Let's keep in mind a few things before we start 😊

- OpenVINO support was introduced in  `Spark NLP 5.4.0`, enabling high performance CPU inference for models. So please make sure you have upgraded to the latest Spark NLP release.
- Model quantization is a computationally expensive process, so it is recommended to use a runtime with more than 32GB memory for exporting the quantized model from HuggingFace.
- You can import CoHere models via `CoHereModel`. These models are usually under `Text Generation` category and have `CoHere` in their labels.
- Reference: [CoHereModel](https://huggingface.co/docs/transformers/model_doc/CoHereTransformer#transformers.CoHereModel)
- Some [example models](https://huggingface.co/models?search=CoHere)

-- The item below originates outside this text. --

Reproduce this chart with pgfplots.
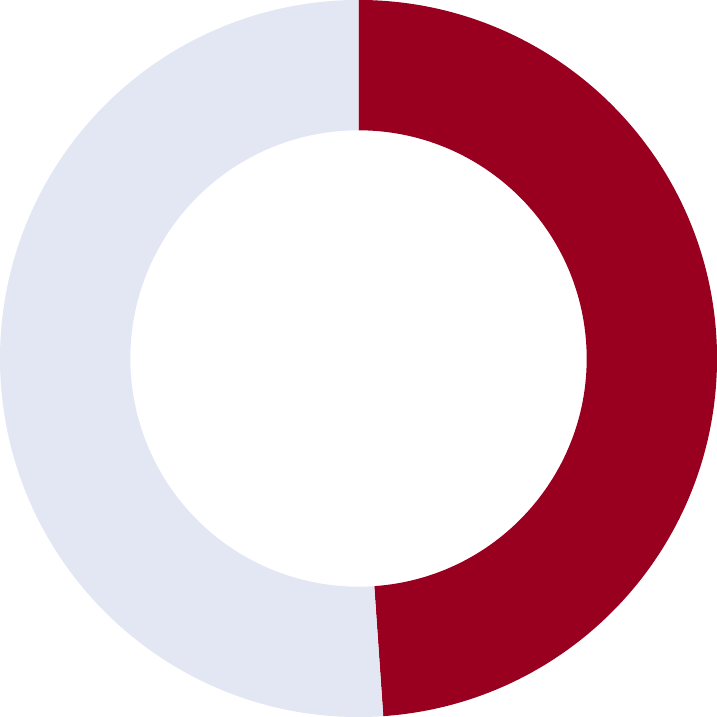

## 1. Export and Save the HuggingFace model

- Let's install `transformers` and `openvino` packages with other dependencies. You don't need `openvino` to be installed for Spark NLP, however, we need it to load and save models from HuggingFace.
- We lock `transformers` on version `4.41.2`. This doesn't mean it won't work with the future release, but we wanted you to know which versions have been tested successfully.

In [1]:
%pip install -q "nncf>=2.14.0" "torch>=2.3" "transformers>=4.39.1" "accelerate" "pillow" "gradio>=4.26" "datasets>=2.14.6" "tqdm" --extra-index-url https://download.pytorch.org/whl/cpu
%pip install -q -U "openvino>=2024.5.0" "openvino-tokenizers>=2024.5.0" "openvino-genai>=2024.5"
%pip install -q "git+https://github.com/huggingface/optimum-intel.git" --extra-index-url https://download.pytorch.org/whl/cpu
%pip install -q ipywidgets

Note: you may need to restart the kernel to use updated packages.
Note: you may need to restart the kernel to use updated packages.
Note: you may need to restart the kernel to use updated packages.
Note: you may need to restart the kernel to use updated packages.


In [3]:
from huggingface_hub import notebook_login
notebook_login()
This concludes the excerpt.